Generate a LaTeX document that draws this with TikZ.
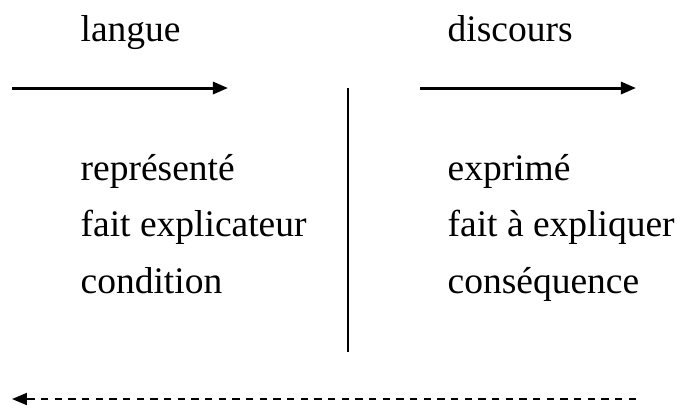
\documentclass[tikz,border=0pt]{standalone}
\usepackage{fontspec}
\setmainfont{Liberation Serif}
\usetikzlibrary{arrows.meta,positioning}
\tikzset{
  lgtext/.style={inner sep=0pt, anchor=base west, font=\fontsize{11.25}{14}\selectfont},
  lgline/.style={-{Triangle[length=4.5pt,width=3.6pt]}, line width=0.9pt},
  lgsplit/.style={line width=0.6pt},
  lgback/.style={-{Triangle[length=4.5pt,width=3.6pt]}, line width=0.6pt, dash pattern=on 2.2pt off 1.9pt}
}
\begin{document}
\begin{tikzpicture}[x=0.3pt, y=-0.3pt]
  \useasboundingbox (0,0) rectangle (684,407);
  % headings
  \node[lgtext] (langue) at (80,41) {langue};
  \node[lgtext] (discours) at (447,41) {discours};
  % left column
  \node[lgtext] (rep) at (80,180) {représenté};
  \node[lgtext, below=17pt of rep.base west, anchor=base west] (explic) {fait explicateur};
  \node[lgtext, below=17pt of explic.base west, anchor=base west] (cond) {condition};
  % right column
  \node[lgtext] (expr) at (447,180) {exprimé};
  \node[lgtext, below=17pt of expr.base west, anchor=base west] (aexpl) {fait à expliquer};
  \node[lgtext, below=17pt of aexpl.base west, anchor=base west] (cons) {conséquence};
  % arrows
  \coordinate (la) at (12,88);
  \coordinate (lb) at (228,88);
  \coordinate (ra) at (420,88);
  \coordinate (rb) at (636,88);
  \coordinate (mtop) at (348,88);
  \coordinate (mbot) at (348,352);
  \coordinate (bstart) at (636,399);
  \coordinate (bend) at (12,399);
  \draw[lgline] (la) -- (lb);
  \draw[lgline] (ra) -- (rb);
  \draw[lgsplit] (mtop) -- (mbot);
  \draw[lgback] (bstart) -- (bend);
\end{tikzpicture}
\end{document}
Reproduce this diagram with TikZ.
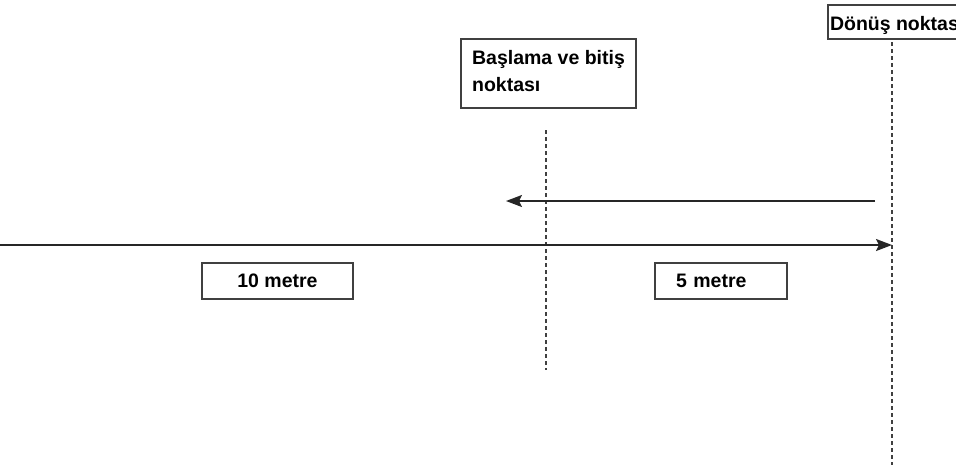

:: TO BE DONE ::
Copy the whole listing above word for word but do not carry over the pictures.

:: FULL ANSWER ::
Generate a LaTeX document that draws this with TikZ.
\documentclass[tikz,border=0pt]{standalone}
\usepackage{fontspec}
\setmainfont{Liberation Serif}
\usetikzlibrary{arrows.meta,positioning}
\tikzset{
  lgtext/.style={inner sep=0pt, anchor=base west, font=\fontsize{11.25}{14}\selectfont},
  lgline/.style={-{Triangle[length=4.5pt,width=3.6pt]}, line width=0.9pt},
  lgsplit/.style={line width=0.6pt},
  lgback/.style={-{Triangle[length=4.5pt,width=3.6pt]}, line width=0.6pt, dash pattern=on 2.2pt off 1.9pt}
}
\begin{document}
\begin{tikzpicture}[x=0.3pt, y=-0.3pt]
  \useasboundingbox (0,0) rectangle (684,407);
  % headings
  \node[lgtext] (langue) at (80,41) {langue};
  \node[lgtext] (discours) at (447,41) {discours};
  % left column
  \node[lgtext] (rep) at (80,180) {représenté};
  \node[lgtext, below=17pt of rep.base west, anchor=base west] (explic) {fait explicateur};
  \node[lgtext, below=17pt of explic.base west, anchor=base west] (cond) {condition};
  % right column
  \node[lgtext] (expr) at (447,180) {exprimé};
  \node[lgtext, below=17pt of expr.base west, anchor=base west] (aexpl) {fait à expliquer};
  \node[lgtext, below=17pt of aexpl.base west, anchor=base west] (cons) {conséquence};
  % arrows
  \coordinate (la) at (12,88);
  \coordinate (lb) at (228,88);
  \coordinate (ra) at (420,88);
  \coordinate (rb) at (636,88);
  \coordinate (mtop) at (348,88);
  \coordinate (mbot) at (348,352);
  \coordinate (bstart) at (636,399);
  \coordinate (bend) at (12,399);
  \draw[lgline] (la) -- (lb);
  \draw[lgline] (ra) -- (rb);
  \draw[lgsplit] (mtop) -- (mbot);
  \draw[lgback] (bstart) -- (bend);
\end{tikzpicture}
\end{document}
Reproduce this diagram with TikZ.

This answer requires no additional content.